Plotting code records>
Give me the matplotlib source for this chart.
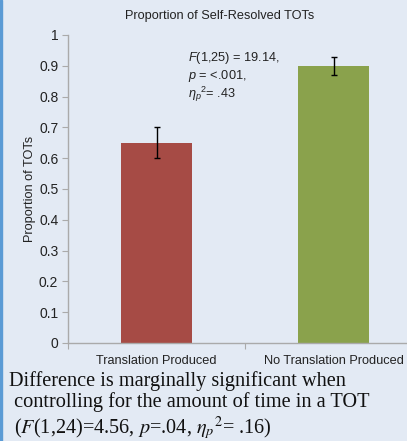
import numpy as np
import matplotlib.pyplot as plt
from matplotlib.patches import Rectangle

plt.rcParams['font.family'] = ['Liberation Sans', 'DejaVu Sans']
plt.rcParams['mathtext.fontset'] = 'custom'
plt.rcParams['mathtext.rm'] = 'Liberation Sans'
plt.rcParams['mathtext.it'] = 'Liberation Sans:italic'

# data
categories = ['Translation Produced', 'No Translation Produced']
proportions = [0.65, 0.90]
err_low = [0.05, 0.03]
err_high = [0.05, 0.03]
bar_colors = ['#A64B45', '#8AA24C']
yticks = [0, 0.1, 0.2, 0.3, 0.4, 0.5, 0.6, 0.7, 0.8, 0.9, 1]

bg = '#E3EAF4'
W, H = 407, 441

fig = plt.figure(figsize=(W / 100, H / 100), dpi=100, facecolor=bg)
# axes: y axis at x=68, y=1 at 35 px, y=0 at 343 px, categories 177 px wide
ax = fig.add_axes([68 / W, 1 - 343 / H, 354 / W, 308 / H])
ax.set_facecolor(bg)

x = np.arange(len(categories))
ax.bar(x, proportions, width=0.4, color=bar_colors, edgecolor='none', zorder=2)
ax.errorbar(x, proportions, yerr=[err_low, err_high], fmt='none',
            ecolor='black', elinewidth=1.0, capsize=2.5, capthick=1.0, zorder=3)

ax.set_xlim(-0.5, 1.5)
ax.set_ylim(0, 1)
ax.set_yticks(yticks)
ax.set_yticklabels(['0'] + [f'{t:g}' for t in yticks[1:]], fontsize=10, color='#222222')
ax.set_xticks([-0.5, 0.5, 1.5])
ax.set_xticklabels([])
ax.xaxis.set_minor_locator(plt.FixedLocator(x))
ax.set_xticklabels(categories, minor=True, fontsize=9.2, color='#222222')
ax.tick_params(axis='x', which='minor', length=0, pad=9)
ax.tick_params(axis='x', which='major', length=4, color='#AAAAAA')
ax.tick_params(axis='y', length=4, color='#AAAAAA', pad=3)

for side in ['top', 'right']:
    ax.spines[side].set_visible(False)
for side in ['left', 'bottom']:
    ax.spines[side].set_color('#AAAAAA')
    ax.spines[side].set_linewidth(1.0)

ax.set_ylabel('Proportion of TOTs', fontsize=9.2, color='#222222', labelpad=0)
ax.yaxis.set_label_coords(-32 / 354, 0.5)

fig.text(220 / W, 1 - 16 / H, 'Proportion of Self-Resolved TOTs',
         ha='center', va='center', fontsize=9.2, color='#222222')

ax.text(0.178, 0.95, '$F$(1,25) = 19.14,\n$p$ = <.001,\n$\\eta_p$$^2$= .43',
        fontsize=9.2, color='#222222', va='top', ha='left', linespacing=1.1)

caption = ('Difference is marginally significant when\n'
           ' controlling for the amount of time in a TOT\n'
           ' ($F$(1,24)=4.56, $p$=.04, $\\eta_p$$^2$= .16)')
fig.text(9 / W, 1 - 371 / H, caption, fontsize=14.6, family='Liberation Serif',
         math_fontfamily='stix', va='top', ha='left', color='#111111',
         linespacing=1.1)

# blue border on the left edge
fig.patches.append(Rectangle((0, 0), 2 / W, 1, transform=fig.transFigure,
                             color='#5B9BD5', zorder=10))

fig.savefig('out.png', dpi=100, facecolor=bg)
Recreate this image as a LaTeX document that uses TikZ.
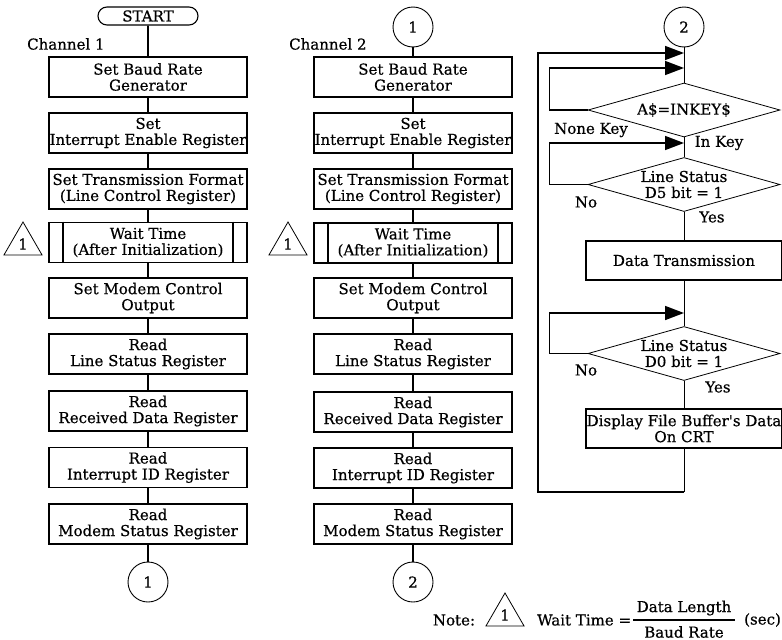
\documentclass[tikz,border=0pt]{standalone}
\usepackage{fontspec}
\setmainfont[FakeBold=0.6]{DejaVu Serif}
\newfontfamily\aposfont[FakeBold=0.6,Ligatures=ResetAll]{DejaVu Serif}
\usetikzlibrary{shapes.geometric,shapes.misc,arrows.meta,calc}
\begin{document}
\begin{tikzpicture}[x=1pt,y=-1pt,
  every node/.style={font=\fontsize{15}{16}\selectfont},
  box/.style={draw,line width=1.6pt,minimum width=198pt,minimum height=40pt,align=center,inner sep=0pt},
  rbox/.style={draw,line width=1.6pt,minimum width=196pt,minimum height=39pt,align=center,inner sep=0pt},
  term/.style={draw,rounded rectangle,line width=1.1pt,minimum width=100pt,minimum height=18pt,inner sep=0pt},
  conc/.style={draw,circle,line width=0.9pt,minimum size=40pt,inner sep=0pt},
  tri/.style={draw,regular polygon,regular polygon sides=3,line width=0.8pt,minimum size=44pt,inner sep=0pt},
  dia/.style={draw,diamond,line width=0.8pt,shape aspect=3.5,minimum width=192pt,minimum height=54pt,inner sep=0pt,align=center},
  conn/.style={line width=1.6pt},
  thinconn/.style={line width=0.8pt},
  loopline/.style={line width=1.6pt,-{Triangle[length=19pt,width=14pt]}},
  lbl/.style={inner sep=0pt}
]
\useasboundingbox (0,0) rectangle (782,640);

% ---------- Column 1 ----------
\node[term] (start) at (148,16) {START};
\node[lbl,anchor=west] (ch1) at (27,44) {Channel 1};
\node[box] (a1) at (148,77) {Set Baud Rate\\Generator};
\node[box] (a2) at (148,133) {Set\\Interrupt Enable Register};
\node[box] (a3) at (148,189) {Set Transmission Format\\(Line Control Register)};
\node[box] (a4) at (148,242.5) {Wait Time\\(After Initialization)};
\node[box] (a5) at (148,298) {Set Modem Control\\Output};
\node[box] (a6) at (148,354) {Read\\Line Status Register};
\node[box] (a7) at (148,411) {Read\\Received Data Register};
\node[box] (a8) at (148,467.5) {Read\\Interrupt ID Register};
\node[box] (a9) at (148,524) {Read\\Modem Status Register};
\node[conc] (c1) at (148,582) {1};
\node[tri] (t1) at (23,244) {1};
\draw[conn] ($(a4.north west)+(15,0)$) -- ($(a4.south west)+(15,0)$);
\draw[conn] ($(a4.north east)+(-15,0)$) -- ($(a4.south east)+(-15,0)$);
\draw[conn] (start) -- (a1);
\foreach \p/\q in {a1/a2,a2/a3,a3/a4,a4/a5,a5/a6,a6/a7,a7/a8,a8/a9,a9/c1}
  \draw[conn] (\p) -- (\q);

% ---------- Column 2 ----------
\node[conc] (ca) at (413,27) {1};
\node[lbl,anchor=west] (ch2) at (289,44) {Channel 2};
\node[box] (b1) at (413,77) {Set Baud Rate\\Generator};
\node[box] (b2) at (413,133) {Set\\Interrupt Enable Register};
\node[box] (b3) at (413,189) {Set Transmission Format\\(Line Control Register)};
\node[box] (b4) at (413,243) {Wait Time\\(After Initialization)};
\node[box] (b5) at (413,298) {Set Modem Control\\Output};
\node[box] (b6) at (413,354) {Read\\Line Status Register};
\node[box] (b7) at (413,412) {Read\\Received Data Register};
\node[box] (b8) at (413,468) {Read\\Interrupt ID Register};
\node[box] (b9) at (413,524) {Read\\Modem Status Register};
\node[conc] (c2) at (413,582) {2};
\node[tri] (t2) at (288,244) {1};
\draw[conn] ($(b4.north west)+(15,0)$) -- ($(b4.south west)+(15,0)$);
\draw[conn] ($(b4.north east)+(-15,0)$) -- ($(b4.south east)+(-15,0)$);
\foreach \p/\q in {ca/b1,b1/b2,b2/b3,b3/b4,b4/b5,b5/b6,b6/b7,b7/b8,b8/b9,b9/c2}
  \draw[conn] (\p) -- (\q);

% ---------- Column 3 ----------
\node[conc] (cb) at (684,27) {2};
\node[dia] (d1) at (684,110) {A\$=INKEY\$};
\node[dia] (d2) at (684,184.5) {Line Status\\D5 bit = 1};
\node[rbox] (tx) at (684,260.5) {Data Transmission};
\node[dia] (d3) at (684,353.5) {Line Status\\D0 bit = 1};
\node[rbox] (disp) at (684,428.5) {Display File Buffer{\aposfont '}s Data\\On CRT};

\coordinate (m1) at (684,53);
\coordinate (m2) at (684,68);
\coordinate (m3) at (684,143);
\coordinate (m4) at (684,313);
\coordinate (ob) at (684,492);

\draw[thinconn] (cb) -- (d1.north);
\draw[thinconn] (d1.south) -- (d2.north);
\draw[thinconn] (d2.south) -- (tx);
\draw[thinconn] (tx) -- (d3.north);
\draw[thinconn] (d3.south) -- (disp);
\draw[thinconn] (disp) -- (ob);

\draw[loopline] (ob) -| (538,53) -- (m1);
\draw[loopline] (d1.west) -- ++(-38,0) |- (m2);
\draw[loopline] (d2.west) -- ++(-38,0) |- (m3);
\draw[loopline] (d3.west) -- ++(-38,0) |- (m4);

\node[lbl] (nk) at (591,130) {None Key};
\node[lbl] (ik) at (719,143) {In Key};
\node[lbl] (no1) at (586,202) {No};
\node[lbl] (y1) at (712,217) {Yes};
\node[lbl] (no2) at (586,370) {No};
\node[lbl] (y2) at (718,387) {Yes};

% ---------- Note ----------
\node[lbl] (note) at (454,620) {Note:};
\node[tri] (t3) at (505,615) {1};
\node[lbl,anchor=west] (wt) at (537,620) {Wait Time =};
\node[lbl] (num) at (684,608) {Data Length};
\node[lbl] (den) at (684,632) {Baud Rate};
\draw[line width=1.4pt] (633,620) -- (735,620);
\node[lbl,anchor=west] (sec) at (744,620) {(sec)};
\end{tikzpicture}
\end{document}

Your task> Starting with the first line of the data above and ending with the line containing "capsize=2.5, capthick=1.0, zorder=3)", please restate every line exactly, leaving images out.

Response to the task>
Give me the matplotlib source for this chart.
import numpy as np
import matplotlib.pyplot as plt
from matplotlib.patches import Rectangle

plt.rcParams['font.family'] = ['Liberation Sans', 'DejaVu Sans']
plt.rcParams['mathtext.fontset'] = 'custom'
plt.rcParams['mathtext.rm'] = 'Liberation Sans'
plt.rcParams['mathtext.it'] = 'Liberation Sans:italic'

# data
categories = ['Translation Produced', 'No Translation Produced']
proportions = [0.65, 0.90]
err_low = [0.05, 0.03]
err_high = [0.05, 0.03]
bar_colors = ['#A64B45', '#8AA24C']
yticks = [0, 0.1, 0.2, 0.3, 0.4, 0.5, 0.6, 0.7, 0.8, 0.9, 1]

bg = '#E3EAF4'
W, H = 407, 441

fig = plt.figure(figsize=(W / 100, H / 100), dpi=100, facecolor=bg)
# axes: y axis at x=68, y=1 at 35 px, y=0 at 343 px, categories 177 px wide
ax = fig.add_axes([68 / W, 1 - 343 / H, 354 / W, 308 / H])
ax.set_facecolor(bg)

x = np.arange(len(categories))
ax.bar(x, proportions, width=0.4, color=bar_colors, edgecolor='none', zorder=2)
ax.errorbar(x, proportions, yerr=[err_low, err_high], fmt='none',
            ecolor='black', elinewidth=1.0, capsize=2.5, capthick=1.0, zorder=3)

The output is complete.